*Directions*.
Note each line of the listing that contains the string "matplotlib", and copy it.

— Start of Data block —

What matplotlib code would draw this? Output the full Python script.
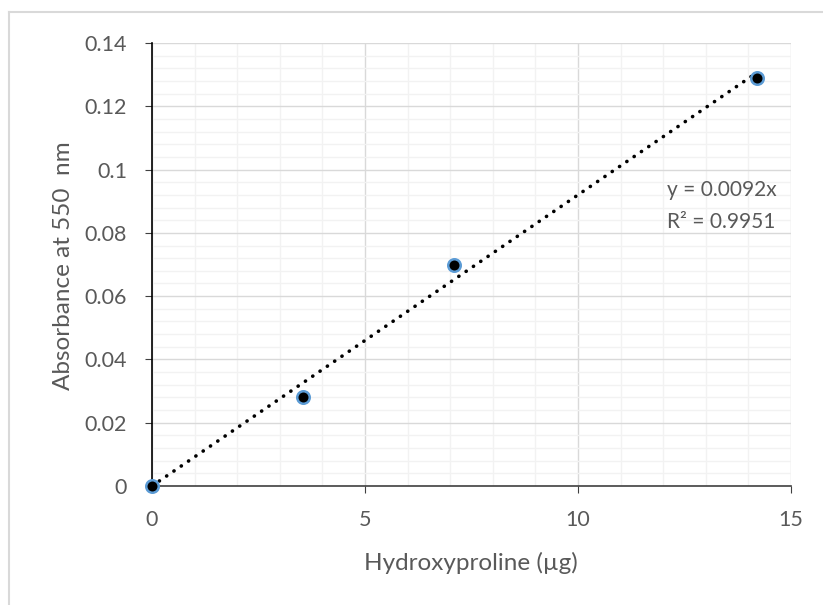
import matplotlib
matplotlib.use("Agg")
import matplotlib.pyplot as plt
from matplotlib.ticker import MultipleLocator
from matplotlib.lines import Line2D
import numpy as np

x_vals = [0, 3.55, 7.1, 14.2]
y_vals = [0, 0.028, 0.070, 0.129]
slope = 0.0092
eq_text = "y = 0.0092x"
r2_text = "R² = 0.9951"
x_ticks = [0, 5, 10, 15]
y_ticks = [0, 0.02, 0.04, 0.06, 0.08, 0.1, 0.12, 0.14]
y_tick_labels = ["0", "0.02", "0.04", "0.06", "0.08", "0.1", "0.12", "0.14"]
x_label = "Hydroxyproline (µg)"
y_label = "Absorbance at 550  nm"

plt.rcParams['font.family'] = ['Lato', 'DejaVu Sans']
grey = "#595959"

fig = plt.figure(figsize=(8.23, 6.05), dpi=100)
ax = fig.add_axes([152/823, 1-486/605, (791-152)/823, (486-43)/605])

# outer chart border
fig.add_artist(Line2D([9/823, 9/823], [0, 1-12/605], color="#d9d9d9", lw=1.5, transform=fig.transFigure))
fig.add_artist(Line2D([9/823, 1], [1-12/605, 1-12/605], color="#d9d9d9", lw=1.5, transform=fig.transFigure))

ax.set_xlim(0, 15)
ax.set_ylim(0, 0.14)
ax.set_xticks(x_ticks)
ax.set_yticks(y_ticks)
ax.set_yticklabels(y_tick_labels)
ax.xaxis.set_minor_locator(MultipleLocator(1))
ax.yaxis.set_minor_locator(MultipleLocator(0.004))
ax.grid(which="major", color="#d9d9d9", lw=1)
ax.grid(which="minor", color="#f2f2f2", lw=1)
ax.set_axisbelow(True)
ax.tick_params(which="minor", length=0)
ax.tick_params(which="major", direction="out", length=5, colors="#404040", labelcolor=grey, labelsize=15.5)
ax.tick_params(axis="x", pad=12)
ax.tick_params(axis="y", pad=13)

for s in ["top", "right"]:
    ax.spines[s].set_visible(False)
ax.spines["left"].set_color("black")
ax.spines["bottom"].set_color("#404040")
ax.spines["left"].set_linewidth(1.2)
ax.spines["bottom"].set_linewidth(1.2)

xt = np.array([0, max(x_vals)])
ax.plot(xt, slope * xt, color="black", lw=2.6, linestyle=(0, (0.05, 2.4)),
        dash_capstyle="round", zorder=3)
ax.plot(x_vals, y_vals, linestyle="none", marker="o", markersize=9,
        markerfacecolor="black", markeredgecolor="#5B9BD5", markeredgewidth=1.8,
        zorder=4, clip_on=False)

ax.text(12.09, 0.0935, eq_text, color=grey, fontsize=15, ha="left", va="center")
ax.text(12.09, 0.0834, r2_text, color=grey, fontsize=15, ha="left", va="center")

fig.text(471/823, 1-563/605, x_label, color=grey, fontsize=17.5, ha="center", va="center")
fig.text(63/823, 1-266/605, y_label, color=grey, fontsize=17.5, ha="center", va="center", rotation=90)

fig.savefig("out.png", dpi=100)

— End of Data block —

*Written reply*.
What matplotlib code would draw this? Output the full Python script.
import matplotlib
matplotlib.use("Agg")
import matplotlib.pyplot as plt
from matplotlib.ticker import MultipleLocator
from matplotlib.lines import Line2D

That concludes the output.